We all have desert island albums.  You know, the short list of vinyl that you’d need to retain your sanity after the shipwreck.  For most of us, there’s always a migration around the edges.  But there are always a couple that are non negotiable.  Those titles say a lot about who we are.  When asked, Smither had little trouble coming up with Dylan’s Blonde On Blonde, Randy Newman’s 12 Songs and The Beatles Please, Please Me.

It seems to me, that tells you much of what you need to know about Chris Smither as an artist.  He’s a songwriter cut from the same kind of cloth.  Perhaps commercial radio never really cottoned onto what the man was up to.  But you can be sure that Dylan, Newman and McCartney sure did.

After 50 years on the road, through all the ups and downs, Chris claims he’s happier today than he’s ever been.  “This is the best place.  I mean I can work as much or little as I want to and I’m doing something I love.  I try not to forget it.”  It’s safe to say we can call him lucky.

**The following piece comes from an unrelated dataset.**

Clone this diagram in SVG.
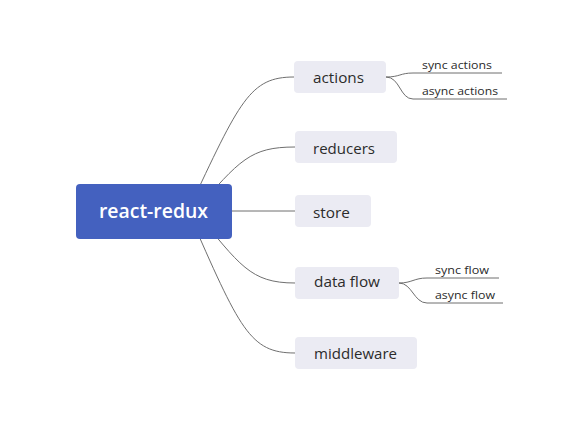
<svg xmlns="http://www.w3.org/2000/svg" width="582" height="422" viewBox="0 0 582 422">
<style>
.ln{fill:none;stroke:#6f6f6f;stroke-width:1}
.box{fill:#ebebf3}
.t{font-family:"Open Sans","Noto Sans",sans-serif;font-size:15px;fill:#2b2b2b}
.s{font-family:"Open Sans","Noto Sans",sans-serif;font-size:11.5px;fill:#2b2b2b}
.r{font-family:"Open Sans","Noto Sans",sans-serif;font-size:19px;font-weight:600;fill:#fff}
</style>
<rect width="582" height="422" fill="#fff"/>
<g id="connectors">
<path class="ln" d="M188,211 C240,100 250,77 294,77"/>
<path class="ln" d="M195,211 C240,160 250,147 295,147"/>
<path class="ln" d="M200,211 L295,211"/>
<path class="ln" d="M195,211 C240,265 250,283 295,283"/>
<path class="ln" d="M188,211 C240,330 250,353 295,353"/>
<path class="ln" d="M386,77 C400,77 400,73 413,73 L502,73"/>
<path class="ln" d="M386,77 C400,77 400,99 413,99 L507,99"/>
<path class="ln" d="M399,283 C412,283 414,278 427,278 L499,278"/>
<path class="ln" d="M399,283 C412,283 414,303 427,303 L503,303"/>
</g>
<g id="root">
<rect x="76" y="184" width="156" height="55" rx="4" fill="#4461bf"/>
<text class="r" x="99" y="218" textLength="109" lengthAdjust="spacingAndGlyphs">react-redux</text>
</g>
<g id="actions">
<rect class="box" x="294" y="61" width="92" height="32" rx="4"/>
<text class="t" x="313" y="83" textLength="51" lengthAdjust="spacingAndGlyphs">actions</text>
</g>
<g id="reducers">
<rect class="box" x="295" y="131" width="102" height="32" rx="4"/>
<text class="t" x="313" y="154" textLength="62" lengthAdjust="spacingAndGlyphs">reducers</text>
</g>
<g id="store">
<rect class="box" x="295" y="195" width="76" height="32" rx="4"/>
<text class="t" x="313" y="218" textLength="37" lengthAdjust="spacingAndGlyphs">store</text>
</g>
<g id="dataflow">
<rect class="box" x="295" y="267" width="104" height="32" rx="4"/>
<text class="t" x="314" y="287" textLength="66" lengthAdjust="spacingAndGlyphs">data flow</text>
</g>
<g id="middleware">
<rect class="box" x="295" y="337" width="122" height="32" rx="4"/>
<text class="t" x="314" y="359" textLength="83" lengthAdjust="spacingAndGlyphs">middleware</text>
</g>
<g id="sync-actions"><text class="s" x="422" y="69" textLength="70" lengthAdjust="spacingAndGlyphs">sync actions</text></g>
<g id="async-actions"><text class="s" x="422" y="95" textLength="76" lengthAdjust="spacingAndGlyphs">async actions</text></g>
<g id="sync-flow"><text class="s" x="435" y="274" textLength="54" lengthAdjust="spacingAndGlyphs">sync flow</text></g>
<g id="async-flow"><text class="s" x="435" y="299" textLength="60" lengthAdjust="spacingAndGlyphs">async flow</text></g>
</svg>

Don’t sleep on this one, folks.  The Dakota is the perfect venue for the songs and stories of Chris Smither.  Summer in the city.  Good food and drink.  A master music creator.  Perfect date night.  After overhearing Call Me Lucky as I prepared for the interview, my wife marched in and announced there was no way I was going to this show without her.  Trust me, your spouse will feel the same way.  Highly recommended!